The microcontroller responds to receiving the command by sending a 1-bit ACK to the hardware (step 612). The hardware then sends a start bit, a 7-bit slave address, and a 1-bit read to the microcontroller (step 614). The microcontroller sends a 1-bit ACK for receiving the start bit, the address, and the read bit and sends an 8-bit read data from the I/O port to the hardware (step 616). The hardware sends a 1-bit ACK for the read data and a stop bit to the microcontroller (step 618). The hardware then sends the read data to the host software that issued the read command (step 620) and the method terminates (step 622).
The microcontroller 704 responds to receiving the command by sending a 1-bit ACK to the hardware 702 (step 716). The hardware 702 then sends a start bit, a 7-bit slave address, and a 1-bit read to the microcontroller 704 (step 718). The microcontroller 704 sends a 1-bit ACK for receiving the address and the read bit and sends an 8-bit read data from the I/O port to the hardware 702 (step 720). The hardware 702 sends a 1-bit ACK for the read data and a stop bit to the microcontroller 704 (step 722). The hardware then sends the read data to the host software that issued the read command (step 724).
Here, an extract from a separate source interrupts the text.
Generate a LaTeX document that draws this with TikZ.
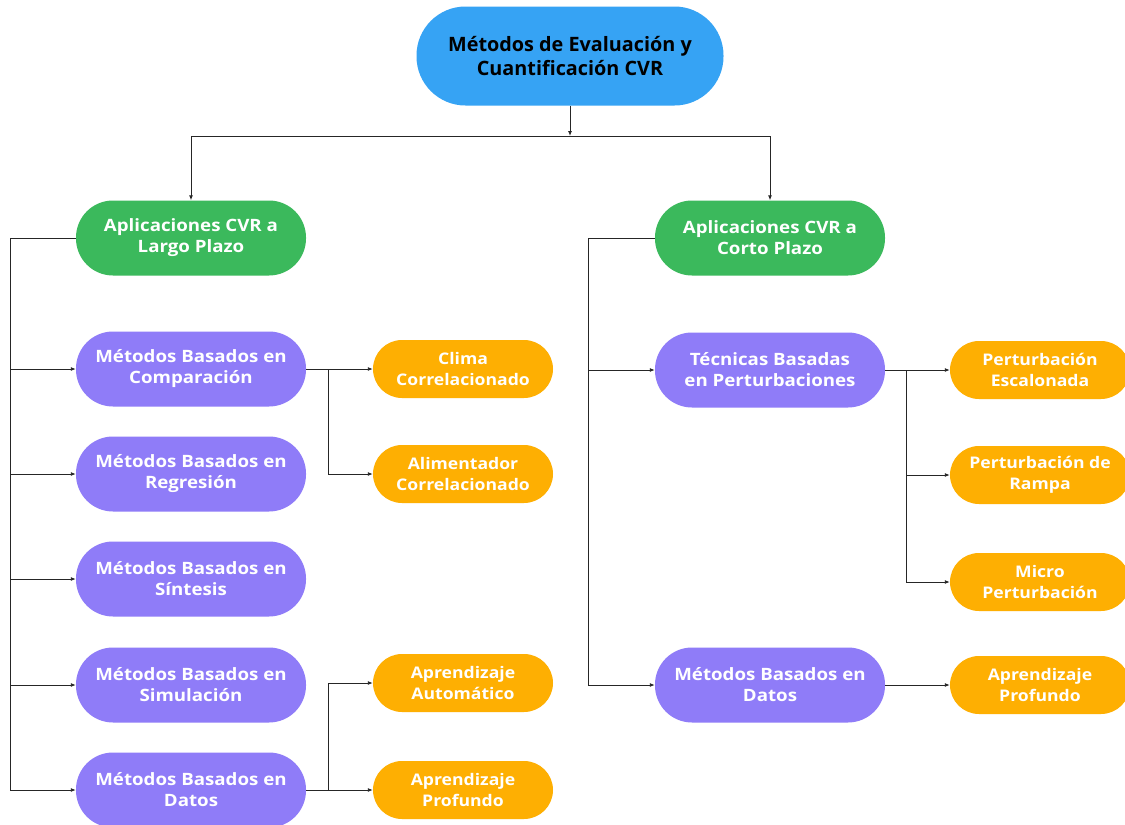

It should be understood that many variations are possible based on the disclosure herein. Although features and elements are described above in particular combinations, each feature or element may be used alone without the other features and elements or in various combinations with or without other features and elements.
The methods provided may be implemented in a general purpose computer, a processor, or a processor core. Suitable processors include, by way of example, a general purpose processor, a special purpose processor, a conventional processor, a digital signal processor (DSP), a plurality of microprocessors, one or more microprocessors in association with a DSP core, a controller, a microcontroller, Application Specific Integrated Circuits (ASICs), Field Programmable Gate Arrays (FPGAs) circuits, any other type of integrated circuit (IC), and/or a state machine. Such processors may be manufactured by configuring a manufacturing process using the results of processed hardware description language (HDL) instructions and other intermediary data including netlists (such instructions capable of being stored on a computer readable media). The results of such processing may be maskworks that are then used in a semiconductor manufacturing process to manufacture a processor which implements aspects of the present invention.
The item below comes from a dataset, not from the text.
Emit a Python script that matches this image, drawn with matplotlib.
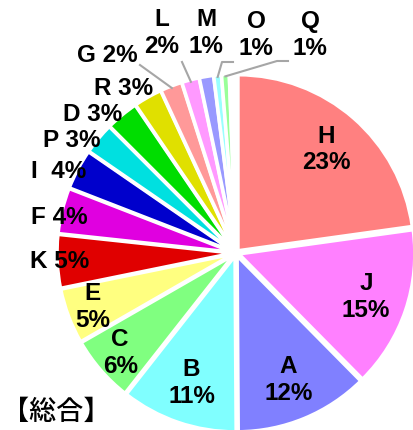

The methods or flow charts provided herein may be implemented in a computer program, software, or firmware incorporated in a non-transitory computer-readable storage medium for execution by a general purpose computer or a processor. Examples of non-transitory computer-readable storage mediums include a read only memory (ROM), a random access memory (RAM), a register, cache memory, semiconductor memory devices, magnetic media such as internal hard disks and removable disks, magneto-optical media, and optical media such as CD-ROM disks, and digital versatile disks (DVDs).